Depois de tanto tempo, o leitor percebe que os protagonistas ainda não amadureceram emocionalmente. Quase todos aceitam transformar o próprio corpo em um playground sexual. E isso significa que a bissexualidade não espanta a ninguém. Continuam usando cocaína. Há visível desprezo por todos aqueles que não pertencem ao grupo, que (na melhor das hipóteses) não passam de corpos sem identidade e que estão à venda como se fossem pedaços de carne em um açougue.
Julian conseguiu escapar das drogas. Gerencia uma agência de garotos de programa. Sua namorada, Rain, faz de tudo para conseguir um papel no filme de Clay. Nas horas vagas, a garota oferece sexo de qualidade para todos aqueles que possam transformar esse sonho em realidade – Clay, inclusive. Como ela também frequenta a cama de Rip, ciúme e chantagem são acrescentados à narrativa.
Desse enredo não poderia resultar em final feliz. Clay conclui que não passa de um idiota, que sempre esteve procurando chamar a atenção da primeira namorada. A visão do corpo de Julian, torturado barbaramente, o atormentará para todo o sempre.
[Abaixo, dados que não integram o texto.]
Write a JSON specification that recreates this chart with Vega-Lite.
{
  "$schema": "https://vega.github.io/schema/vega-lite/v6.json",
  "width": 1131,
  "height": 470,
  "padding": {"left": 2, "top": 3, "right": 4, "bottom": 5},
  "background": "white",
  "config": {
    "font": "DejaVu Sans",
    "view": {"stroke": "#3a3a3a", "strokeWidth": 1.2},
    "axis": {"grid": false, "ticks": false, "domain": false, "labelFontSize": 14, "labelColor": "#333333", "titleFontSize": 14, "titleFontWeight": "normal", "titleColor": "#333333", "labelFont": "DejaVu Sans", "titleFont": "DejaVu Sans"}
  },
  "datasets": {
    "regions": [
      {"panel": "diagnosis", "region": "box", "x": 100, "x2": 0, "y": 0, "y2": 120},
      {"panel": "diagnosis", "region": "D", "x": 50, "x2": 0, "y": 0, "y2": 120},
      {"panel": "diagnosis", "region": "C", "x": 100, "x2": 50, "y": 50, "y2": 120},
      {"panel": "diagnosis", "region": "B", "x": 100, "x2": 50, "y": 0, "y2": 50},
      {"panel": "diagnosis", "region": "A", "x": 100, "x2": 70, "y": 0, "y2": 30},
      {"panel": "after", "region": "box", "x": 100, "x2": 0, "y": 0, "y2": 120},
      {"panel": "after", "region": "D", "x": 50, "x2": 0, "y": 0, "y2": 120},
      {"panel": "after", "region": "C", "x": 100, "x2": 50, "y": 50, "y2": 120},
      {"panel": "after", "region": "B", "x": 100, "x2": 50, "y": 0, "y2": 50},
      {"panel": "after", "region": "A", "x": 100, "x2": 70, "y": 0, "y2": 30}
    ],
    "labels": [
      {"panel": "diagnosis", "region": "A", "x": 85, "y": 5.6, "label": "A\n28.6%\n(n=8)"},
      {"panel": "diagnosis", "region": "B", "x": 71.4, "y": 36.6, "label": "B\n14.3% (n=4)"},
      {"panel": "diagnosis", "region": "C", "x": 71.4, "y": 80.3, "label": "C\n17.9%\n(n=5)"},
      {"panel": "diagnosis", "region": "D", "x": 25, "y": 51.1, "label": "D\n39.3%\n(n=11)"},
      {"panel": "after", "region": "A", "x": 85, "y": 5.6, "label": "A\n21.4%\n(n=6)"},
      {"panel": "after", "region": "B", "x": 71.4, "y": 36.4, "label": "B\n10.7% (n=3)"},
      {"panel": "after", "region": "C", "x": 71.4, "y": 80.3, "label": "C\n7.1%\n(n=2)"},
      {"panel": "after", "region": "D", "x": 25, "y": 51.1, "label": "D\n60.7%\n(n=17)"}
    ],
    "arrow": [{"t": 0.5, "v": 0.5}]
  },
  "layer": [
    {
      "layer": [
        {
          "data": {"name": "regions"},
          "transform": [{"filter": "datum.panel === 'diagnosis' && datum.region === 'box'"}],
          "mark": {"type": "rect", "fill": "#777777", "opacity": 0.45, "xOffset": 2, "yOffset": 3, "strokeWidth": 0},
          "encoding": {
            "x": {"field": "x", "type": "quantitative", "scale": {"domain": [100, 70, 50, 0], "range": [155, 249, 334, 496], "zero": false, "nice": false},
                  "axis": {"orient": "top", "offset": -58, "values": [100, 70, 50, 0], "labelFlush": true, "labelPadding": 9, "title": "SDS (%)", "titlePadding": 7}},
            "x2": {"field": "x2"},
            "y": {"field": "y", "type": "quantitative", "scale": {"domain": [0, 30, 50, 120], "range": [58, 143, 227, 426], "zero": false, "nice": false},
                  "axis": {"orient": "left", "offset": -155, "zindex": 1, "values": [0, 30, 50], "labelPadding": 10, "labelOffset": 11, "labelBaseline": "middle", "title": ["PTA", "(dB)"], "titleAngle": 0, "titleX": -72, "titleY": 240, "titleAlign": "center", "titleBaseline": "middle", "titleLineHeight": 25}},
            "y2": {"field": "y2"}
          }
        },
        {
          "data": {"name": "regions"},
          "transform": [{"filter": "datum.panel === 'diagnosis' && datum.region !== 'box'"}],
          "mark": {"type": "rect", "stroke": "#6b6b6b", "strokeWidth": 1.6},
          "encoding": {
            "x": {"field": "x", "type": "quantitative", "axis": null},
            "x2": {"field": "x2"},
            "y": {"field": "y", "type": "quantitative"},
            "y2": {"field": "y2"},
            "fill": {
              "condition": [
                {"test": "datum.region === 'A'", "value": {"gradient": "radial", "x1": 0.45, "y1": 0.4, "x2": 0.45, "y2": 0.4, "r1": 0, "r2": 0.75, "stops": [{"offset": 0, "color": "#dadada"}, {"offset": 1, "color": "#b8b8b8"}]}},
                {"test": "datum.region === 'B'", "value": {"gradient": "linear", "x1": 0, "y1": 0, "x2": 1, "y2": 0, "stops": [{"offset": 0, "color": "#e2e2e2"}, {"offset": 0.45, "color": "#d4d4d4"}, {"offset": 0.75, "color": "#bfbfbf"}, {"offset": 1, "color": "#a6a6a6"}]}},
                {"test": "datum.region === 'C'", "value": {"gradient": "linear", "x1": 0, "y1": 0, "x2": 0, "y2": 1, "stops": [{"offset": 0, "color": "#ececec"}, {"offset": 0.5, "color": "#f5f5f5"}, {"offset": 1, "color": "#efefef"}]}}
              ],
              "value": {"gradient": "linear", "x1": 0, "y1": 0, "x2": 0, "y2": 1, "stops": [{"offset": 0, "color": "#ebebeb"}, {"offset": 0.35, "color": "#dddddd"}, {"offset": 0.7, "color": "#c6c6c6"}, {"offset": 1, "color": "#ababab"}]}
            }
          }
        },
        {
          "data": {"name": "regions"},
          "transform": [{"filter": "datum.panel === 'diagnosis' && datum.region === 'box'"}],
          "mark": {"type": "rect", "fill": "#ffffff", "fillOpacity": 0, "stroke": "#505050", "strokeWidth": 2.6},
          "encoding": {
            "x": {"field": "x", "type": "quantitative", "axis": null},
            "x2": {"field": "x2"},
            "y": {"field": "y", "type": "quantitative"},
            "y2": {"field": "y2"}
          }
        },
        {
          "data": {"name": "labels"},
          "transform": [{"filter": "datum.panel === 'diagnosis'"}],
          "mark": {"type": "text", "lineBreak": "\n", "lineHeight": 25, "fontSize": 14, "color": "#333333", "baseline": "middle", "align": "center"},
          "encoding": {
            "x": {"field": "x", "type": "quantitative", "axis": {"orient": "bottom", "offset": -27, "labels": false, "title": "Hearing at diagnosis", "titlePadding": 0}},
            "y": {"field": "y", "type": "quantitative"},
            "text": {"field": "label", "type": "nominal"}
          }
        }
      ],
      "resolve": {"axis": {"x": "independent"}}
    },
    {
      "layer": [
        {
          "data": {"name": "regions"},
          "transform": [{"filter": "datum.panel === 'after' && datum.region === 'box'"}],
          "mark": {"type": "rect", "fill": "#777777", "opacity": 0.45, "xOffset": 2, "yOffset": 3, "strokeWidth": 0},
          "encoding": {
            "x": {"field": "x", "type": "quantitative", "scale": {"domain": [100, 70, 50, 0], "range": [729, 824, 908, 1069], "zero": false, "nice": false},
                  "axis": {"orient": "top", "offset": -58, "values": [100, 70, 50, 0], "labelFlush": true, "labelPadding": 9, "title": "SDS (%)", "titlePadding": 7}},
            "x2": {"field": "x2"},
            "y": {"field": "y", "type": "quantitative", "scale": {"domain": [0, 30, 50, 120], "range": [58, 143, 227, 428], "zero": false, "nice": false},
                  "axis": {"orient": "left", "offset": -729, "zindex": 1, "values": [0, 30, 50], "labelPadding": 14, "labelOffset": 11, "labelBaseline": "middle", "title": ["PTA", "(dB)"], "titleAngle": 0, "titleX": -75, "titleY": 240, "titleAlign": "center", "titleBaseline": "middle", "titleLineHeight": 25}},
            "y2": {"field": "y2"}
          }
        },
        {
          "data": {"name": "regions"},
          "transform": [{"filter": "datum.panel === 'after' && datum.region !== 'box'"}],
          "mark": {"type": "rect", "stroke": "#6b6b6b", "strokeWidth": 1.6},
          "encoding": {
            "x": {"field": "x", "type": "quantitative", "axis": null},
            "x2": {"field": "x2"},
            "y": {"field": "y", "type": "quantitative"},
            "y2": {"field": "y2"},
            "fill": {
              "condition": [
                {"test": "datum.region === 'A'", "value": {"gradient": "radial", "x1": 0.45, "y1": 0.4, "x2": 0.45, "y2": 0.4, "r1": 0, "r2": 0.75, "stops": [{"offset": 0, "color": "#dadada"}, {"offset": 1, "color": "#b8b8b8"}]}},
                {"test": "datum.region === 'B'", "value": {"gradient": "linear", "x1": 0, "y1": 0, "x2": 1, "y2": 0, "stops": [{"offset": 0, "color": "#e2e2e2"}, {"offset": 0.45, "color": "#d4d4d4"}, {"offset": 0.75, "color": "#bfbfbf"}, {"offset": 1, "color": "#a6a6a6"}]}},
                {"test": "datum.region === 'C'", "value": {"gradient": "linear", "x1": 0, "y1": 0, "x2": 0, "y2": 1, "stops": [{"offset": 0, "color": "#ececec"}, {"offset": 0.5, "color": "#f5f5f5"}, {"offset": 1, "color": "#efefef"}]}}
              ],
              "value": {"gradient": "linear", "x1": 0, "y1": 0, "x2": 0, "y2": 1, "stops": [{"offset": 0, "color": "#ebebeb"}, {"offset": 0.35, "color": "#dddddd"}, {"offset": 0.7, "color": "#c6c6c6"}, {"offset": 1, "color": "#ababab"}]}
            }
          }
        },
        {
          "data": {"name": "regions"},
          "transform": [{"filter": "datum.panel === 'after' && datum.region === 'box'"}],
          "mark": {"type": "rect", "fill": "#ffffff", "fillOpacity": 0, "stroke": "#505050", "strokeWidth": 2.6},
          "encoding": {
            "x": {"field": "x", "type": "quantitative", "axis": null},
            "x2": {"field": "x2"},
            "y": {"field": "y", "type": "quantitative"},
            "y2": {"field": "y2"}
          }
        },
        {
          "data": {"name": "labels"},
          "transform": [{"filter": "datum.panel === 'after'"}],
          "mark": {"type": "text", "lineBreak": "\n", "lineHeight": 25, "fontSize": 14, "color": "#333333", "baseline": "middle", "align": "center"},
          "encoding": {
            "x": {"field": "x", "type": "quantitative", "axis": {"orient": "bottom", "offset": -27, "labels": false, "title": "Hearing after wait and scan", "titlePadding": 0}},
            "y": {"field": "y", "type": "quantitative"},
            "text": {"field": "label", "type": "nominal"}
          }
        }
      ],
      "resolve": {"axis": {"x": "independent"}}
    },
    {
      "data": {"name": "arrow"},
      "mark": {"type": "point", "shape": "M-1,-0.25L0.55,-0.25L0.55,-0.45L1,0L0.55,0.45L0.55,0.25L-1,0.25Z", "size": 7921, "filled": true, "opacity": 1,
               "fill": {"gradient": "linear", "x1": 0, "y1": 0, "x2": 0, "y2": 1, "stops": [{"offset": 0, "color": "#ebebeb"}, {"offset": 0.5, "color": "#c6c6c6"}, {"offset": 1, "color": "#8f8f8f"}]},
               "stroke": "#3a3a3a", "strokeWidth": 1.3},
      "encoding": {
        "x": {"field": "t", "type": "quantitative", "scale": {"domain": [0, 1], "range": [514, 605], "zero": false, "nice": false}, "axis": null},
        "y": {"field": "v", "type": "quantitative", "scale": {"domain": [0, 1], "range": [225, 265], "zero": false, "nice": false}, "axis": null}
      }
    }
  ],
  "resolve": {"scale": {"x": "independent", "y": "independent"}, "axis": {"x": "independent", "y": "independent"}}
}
O estadunidense Bret Easton Elis, nascido em 1964, escreveu vários romances polêmicos, sendo Psicopata Americano (1991) o mais famoso. Também publicou As Regras de Atração (1987), Os Informantes (1994), Glamorama (1998) e Lunar Park (2005). Foi traduzido em cerca de 30 idiomas. Há versões cinematográficas sofríveis de Abaixo de Zero (Less than Zero, Dir. Marek Kanievska, 1987), Psicopata Americano (American Psycho, Dir. Mary Harron, 2000), Regras de Atração (The Rules of Attraction, Dir. Roger Avary, 2002), Glamorama (Glitterati, Dir. Roger Avary, 2004) e Os Informantes (The Informers, Dir. Gregor Jordan, 2009).